Using the listing below, please print exactly the lines from the one with "Reproduce this diagram with TikZ." through the one with "(ledot) at (427,893)". Leave out every picture.

*PROVIDED INFORMATION*.
· · · · ·

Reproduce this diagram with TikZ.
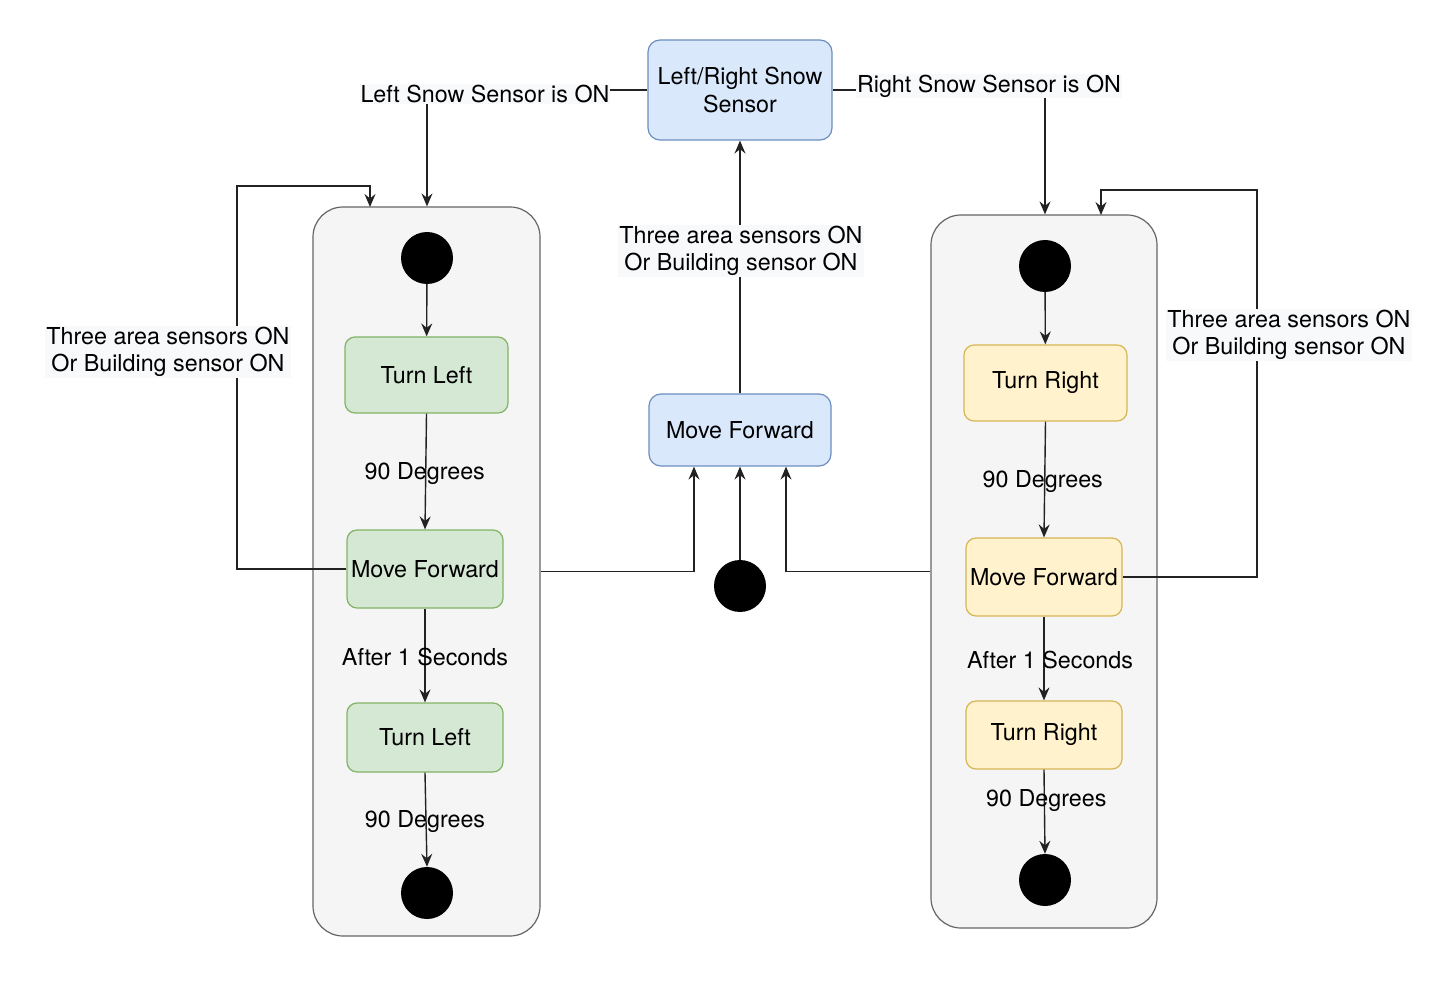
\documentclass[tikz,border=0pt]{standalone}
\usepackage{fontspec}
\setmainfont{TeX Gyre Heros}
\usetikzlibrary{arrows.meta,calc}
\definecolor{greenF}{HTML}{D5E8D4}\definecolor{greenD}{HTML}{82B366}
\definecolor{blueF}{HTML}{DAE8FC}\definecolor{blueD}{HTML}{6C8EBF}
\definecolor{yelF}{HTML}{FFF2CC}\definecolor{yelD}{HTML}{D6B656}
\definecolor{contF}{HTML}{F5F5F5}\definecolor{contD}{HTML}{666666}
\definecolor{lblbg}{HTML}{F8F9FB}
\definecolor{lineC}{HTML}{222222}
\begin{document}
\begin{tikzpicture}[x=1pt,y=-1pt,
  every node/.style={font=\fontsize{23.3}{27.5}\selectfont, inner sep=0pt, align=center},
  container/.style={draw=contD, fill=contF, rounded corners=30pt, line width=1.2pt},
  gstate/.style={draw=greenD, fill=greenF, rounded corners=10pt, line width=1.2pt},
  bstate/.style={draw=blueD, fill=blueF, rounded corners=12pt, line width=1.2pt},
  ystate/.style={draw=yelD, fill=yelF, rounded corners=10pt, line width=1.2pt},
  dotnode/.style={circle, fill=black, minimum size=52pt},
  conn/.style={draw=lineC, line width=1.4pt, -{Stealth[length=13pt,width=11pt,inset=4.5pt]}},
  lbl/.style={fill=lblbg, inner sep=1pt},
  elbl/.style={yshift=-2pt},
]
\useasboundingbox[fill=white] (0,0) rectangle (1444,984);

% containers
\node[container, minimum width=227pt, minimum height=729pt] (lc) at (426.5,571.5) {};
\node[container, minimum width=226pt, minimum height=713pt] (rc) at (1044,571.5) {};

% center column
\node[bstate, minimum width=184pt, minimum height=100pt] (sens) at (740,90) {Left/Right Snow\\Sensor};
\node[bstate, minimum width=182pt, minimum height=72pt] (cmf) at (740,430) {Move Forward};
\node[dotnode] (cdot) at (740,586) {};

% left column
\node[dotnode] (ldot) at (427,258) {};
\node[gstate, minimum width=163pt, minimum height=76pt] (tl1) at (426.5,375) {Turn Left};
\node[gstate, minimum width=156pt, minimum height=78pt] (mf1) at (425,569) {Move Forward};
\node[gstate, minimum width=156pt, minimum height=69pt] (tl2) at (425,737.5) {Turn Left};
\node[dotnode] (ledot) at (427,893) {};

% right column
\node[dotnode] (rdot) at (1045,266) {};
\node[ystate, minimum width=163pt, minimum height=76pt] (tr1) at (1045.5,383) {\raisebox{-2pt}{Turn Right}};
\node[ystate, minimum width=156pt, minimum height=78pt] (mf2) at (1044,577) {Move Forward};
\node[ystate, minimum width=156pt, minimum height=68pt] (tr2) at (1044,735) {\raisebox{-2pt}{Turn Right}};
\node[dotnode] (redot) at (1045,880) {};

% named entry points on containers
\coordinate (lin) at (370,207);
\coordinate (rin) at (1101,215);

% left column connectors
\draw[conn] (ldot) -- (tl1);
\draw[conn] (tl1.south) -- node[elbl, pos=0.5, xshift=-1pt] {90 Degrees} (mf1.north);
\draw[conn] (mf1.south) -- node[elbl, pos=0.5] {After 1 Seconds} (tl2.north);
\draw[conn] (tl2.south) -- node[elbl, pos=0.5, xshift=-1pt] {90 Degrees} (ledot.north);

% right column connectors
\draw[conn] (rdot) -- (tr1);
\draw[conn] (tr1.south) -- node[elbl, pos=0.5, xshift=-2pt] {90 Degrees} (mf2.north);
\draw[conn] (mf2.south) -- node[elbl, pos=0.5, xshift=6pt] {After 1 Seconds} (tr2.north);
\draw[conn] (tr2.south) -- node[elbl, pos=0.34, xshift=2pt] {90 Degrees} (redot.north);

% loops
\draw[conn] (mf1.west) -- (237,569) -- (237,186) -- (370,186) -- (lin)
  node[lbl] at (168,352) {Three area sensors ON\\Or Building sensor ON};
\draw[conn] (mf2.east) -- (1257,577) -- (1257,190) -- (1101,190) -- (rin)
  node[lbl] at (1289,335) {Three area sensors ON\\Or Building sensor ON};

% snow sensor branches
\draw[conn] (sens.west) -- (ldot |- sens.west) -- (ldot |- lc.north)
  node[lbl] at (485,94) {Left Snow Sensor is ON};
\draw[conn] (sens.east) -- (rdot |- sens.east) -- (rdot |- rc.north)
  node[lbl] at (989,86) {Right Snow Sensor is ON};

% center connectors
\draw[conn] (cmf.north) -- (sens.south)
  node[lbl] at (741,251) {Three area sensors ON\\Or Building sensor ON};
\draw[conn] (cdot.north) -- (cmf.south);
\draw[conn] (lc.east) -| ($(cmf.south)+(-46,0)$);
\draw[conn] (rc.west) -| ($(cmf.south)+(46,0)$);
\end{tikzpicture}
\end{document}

· · · · ·

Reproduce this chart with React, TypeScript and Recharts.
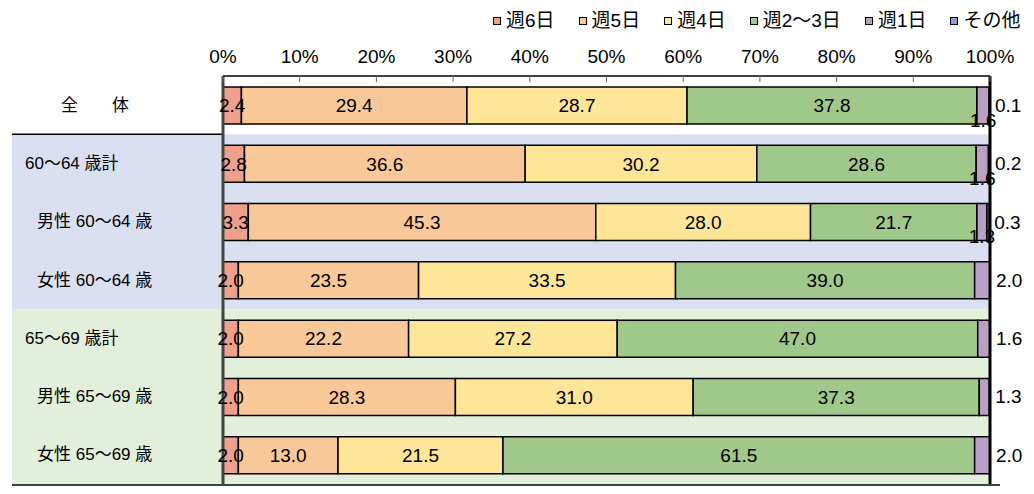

· · · · ·

*SOLUTION FOR THIS TASK*.
Reproduce this diagram with TikZ.
\documentclass[tikz,border=0pt]{standalone}
\usepackage{fontspec}
\setmainfont{TeX Gyre Heros}
\usetikzlibrary{arrows.meta,calc}
\definecolor{greenF}{HTML}{D5E8D4}\definecolor{greenD}{HTML}{82B366}
\definecolor{blueF}{HTML}{DAE8FC}\definecolor{blueD}{HTML}{6C8EBF}
\definecolor{yelF}{HTML}{FFF2CC}\definecolor{yelD}{HTML}{D6B656}
\definecolor{contF}{HTML}{F5F5F5}\definecolor{contD}{HTML}{666666}
\definecolor{lblbg}{HTML}{F8F9FB}
\definecolor{lineC}{HTML}{222222}
\begin{document}
\begin{tikzpicture}[x=1pt,y=-1pt,
  every node/.style={font=\fontsize{23.3}{27.5}\selectfont, inner sep=0pt, align=center},
  container/.style={draw=contD, fill=contF, rounded corners=30pt, line width=1.2pt},
  gstate/.style={draw=greenD, fill=greenF, rounded corners=10pt, line width=1.2pt},
  bstate/.style={draw=blueD, fill=blueF, rounded corners=12pt, line width=1.2pt},
  ystate/.style={draw=yelD, fill=yelF, rounded corners=10pt, line width=1.2pt},
  dotnode/.style={circle, fill=black, minimum size=52pt},
  conn/.style={draw=lineC, line width=1.4pt, -{Stealth[length=13pt,width=11pt,inset=4.5pt]}},
  lbl/.style={fill=lblbg, inner sep=1pt},
  elbl/.style={yshift=-2pt},
]
\useasboundingbox[fill=white] (0,0) rectangle (1444,984);

% containers
\node[container, minimum width=227pt, minimum height=729pt] (lc) at (426.5,571.5) {};
\node[container, minimum width=226pt, minimum height=713pt] (rc) at (1044,571.5) {};

% center column
\node[bstate, minimum width=184pt, minimum height=100pt] (sens) at (740,90) {Left/Right Snow\\Sensor};
\node[bstate, minimum width=182pt, minimum height=72pt] (cmf) at (740,430) {Move Forward};
\node[dotnode] (cdot) at (740,586) {};

% left column
\node[dotnode] (ldot) at (427,258) {};
\node[gstate, minimum width=163pt, minimum height=76pt] (tl1) at (426.5,375) {Turn Left};
\node[gstate, minimum width=156pt, minimum height=78pt] (mf1) at (425,569) {Move Forward};
\node[gstate, minimum width=156pt, minimum height=69pt] (tl2) at (425,737.5) {Turn Left};
\node[dotnode] (ledot) at (427,893) {};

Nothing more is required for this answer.